→ **WHAT TO WORK ON**:
Can you copy out the data exactly? Leave the images out.

→ **SUPPLIED MATERIAL**:
----

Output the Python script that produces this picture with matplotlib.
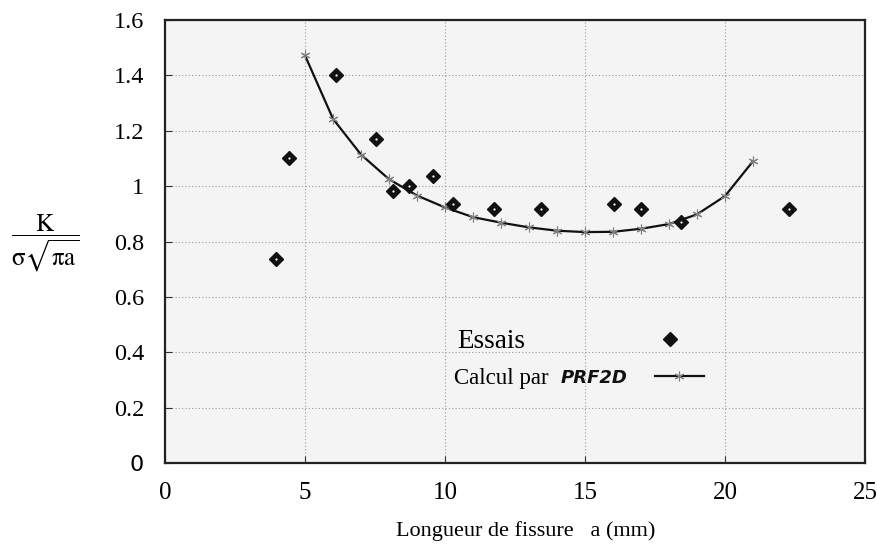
import matplotlib
matplotlib.use("Agg")
import matplotlib.pyplot as plt

# Data
essais_a = [3.95, 4.42, 6.1, 7.54, 8.14, 8.73, 9.56, 10.29, 11.74, 13.42, 16.05, 17.0, 18.44, 22.27]
essais_k = [0.736, 1.101, 1.402, 1.169, 0.984, 1.002, 1.035, 0.936, 0.917, 0.917, 0.935, 0.918, 0.869, 0.918]
calc_a = [5, 6, 7, 8, 9, 10, 11, 12, 13, 14, 15, 16, 17, 18, 19, 20, 21]
calc_k = [1.472, 1.243, 1.114, 1.025, 0.966, 0.923, 0.888, 0.868, 0.851, 0.839, 0.834, 0.835, 0.846, 0.863, 0.898, 0.964, 1.09]
xticks = [0, 5, 10, 15, 20, 25]
yticks = [0, 0.2, 0.4, 0.6, 0.8, 1.0, 1.2, 1.4, 1.6]
ytick_labels = ["0", "0.2", "0.4", "0.6", "0.8", "1", "1.2", "1.4", "1.6"]

plt.rcParams['font.family'] = ['Liberation Serif', 'DejaVu Serif']

fig = plt.figure(figsize=(8.77, 5.49), dpi=100)
ax = fig.add_axes([165/877, 1-463/549, 700/877, 443/549])
ax.set_facecolor('#f4f4f4')

line_calc, = ax.plot(calc_a, calc_k, color='#111111', lw=1.6, marker=(6, 2, 0), ms=7,
                     mec='#808080', mew=0.8, zorder=3)
pts, = ax.plot(essais_a, essais_k, ls='none', marker='D', ms=7.2, mfc='#111111',
               mec='#111111', zorder=4)
ax.plot(essais_a, essais_k, ls='none', marker='o', ms=1.6, mfc='white', mec='none', zorder=5)

ax.set_xlim(0, 25)
ax.set_ylim(0, 1.6)
ax.set_xticks(xticks)
ax.set_yticks(yticks)
ax.set_xticklabels([str(t) for t in xticks], fontsize=18)
ax.set_yticklabels(ytick_labels, fontsize=17.5)
ylabs = ax.get_yticklabels()
ylabs[0].set_fontfamily('DejaVu Sans')
ylabs[0].set_fontsize(16)
ax.tick_params(axis='y', direction='in', length=5, pad=15, color='#333333')
ax.tick_params(axis='x', direction='in', length=5, pad=14, color='#333333')
ax.grid(True, ls=(0, (1, 2)), color='#999999', lw=0.8)
for s in ax.spines.values():
    s.set_color('#222222')
    s.set_linewidth(1.6)

# Legend entry 1: Essais
fs1 = 19.5
fs1px = fs1 * 100 / 72
leg1 = ax.legend([pts], ["Essais"], loc='center left',
                 bbox_to_anchor=((457-165)/700, (463-342)/443), frameon=False,
                 borderpad=0, borderaxespad=0, markerfirst=False,
                 handlelength=2.0, handletextpad=(145 - fs1px)/fs1px, fontsize=fs1)
ax.add_artist(leg1)

# Legend entry 2: Calcul par PRF2D
fs2 = 16.5
fs2px = fs2 * 100 / 72
leg2 = ax.legend([line_calc], ["Calcul par"], loc='center left',
                 bbox_to_anchor=((454-165)/700, (463-378)/443), frameon=False,
                 borderpad=0, borderaxespad=0, markerfirst=False,
                 handlelength=49/fs2px, handletextpad=106/fs2px, fontsize=fs2)
ax.text((561-165)/700, (463-378)/443, "PRF2D", transform=ax.transAxes,
        fontfamily='DejaVu Sans', fontweight='bold', fontstyle='italic',
        fontsize=13, ha='left', va='center', color='#111111')

ax.set_xlabel("Longueur de fissure   a (mm)", fontsize=16)
ax.xaxis.set_label_coords((526-165)/700, -(531-463)/443)
ax.xaxis.label.set_va('center')

fig.text(45/877, 1-243/549, r"$\dfrac{\mathrm{K}}{\mathrm{\sigma}\sqrt{\mathrm{\pi} \mathrm{a}}}$",
         fontsize=18, ha='center', va='center', math_fontfamily='stix')

fig.savefig("out.png", dpi=100)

----

→ **TASK SOLUTION**:
Output the Python script that produces this picture with matplotlib.
import matplotlib
matplotlib.use("Agg")
import matplotlib.pyplot as plt

# Data
essais_a = [3.95, 4.42, 6.1, 7.54, 8.14, 8.73, 9.56, 10.29, 11.74, 13.42, 16.05, 17.0, 18.44, 22.27]
essais_k = [0.736, 1.101, 1.402, 1.169, 0.984, 1.002, 1.035, 0.936, 0.917, 0.917, 0.935, 0.918, 0.869, 0.918]
calc_a = [5, 6, 7, 8, 9, 10, 11, 12, 13, 14, 15, 16, 17, 18, 19, 20, 21]
calc_k = [1.472, 1.243, 1.114, 1.025, 0.966, 0.923, 0.888, 0.868, 0.851, 0.839, 0.834, 0.835, 0.846, 0.863, 0.898, 0.964, 1.09]
xticks = [0, 5, 10, 15, 20, 25]
yticks = [0, 0.2, 0.4, 0.6, 0.8, 1.0, 1.2, 1.4, 1.6]
ytick_labels = ["0", "0.2", "0.4", "0.6", "0.8", "1", "1.2", "1.4", "1.6"]

plt.rcParams['font.family'] = ['Liberation Serif', 'DejaVu Serif']

fig = plt.figure(figsize=(8.77, 5.49), dpi=100)
ax = fig.add_axes([165/877, 1-463/549, 700/877, 443/549])
ax.set_facecolor('#f4f4f4')

line_calc, = ax.plot(calc_a, calc_k, color='#111111', lw=1.6, marker=(6, 2, 0), ms=7,
                     mec='#808080', mew=0.8, zorder=3)
pts, = ax.plot(essais_a, essais_k, ls='none', marker='D', ms=7.2, mfc='#111111',
               mec='#111111', zorder=4)
ax.plot(essais_a, essais_k, ls='none', marker='o', ms=1.6, mfc='white', mec='none', zorder=5)

ax.set_xlim(0, 25)
ax.set_ylim(0, 1.6)
ax.set_xticks(xticks)
ax.set_yticks(yticks)
ax.set_xticklabels([str(t) for t in xticks], fontsize=18)
ax.set_yticklabels(ytick_labels, fontsize=17.5)
ylabs = ax.get_yticklabels()
ylabs[0].set_fontfamily('DejaVu Sans')
ylabs[0].set_fontsize(16)
ax.tick_params(axis='y', direction='in', length=5, pad=15, color='#333333')
ax.tick_params(axis='x', direction='in', length=5, pad=14, color='#333333')
ax.grid(True, ls=(0, (1, 2)), color='#999999', lw=0.8)
for s in ax.spines.values():
    s.set_color('#222222')
    s.set_linewidth(1.6)

# Legend entry 1: Essais
fs1 = 19.5
fs1px = fs1 * 100 / 72
leg1 = ax.legend([pts], ["Essais"], loc='center left',
                 bbox_to_anchor=((457-165)/700, (463-342)/443), frameon=False,
                 borderpad=0, borderaxespad=0, markerfirst=False,
                 handlelength=2.0, handletextpad=(145 - fs1px)/fs1px, fontsize=fs1)
ax.add_artist(leg1)

# Legend entry 2: Calcul par PRF2D
fs2 = 16.5
fs2px = fs2 * 100 / 72
leg2 = ax.legend([line_calc], ["Calcul par"], loc='center left',
                 bbox_to_anchor=((454-165)/700, (463-378)/443), frameon=False,
                 borderpad=0, borderaxespad=0, markerfirst=False,
                 handlelength=49/fs2px, handletextpad=106/fs2px, fontsize=fs2)
ax.text((561-165)/700, (463-378)/443, "PRF2D", transform=ax.transAxes,
        fontfamily='DejaVu Sans', fontweight='bold', fontstyle='italic',
        fontsize=13, ha='left', va='center', color='#111111')

ax.set_xlabel("Longueur de fissure   a (mm)", fontsize=16)
ax.xaxis.set_label_coords((526-165)/700, -(531-463)/443)
ax.xaxis.label.set_va('center')

fig.text(45/877, 1-243/549, r"$\dfrac{\mathrm{K}}{\mathrm{\sigma}\sqrt{\mathrm{\pi} \mathrm{a}}}$",
         fontsize=18, ha='center', va='center', math_fontfamily='stix')

fig.savefig("out.png", dpi=100)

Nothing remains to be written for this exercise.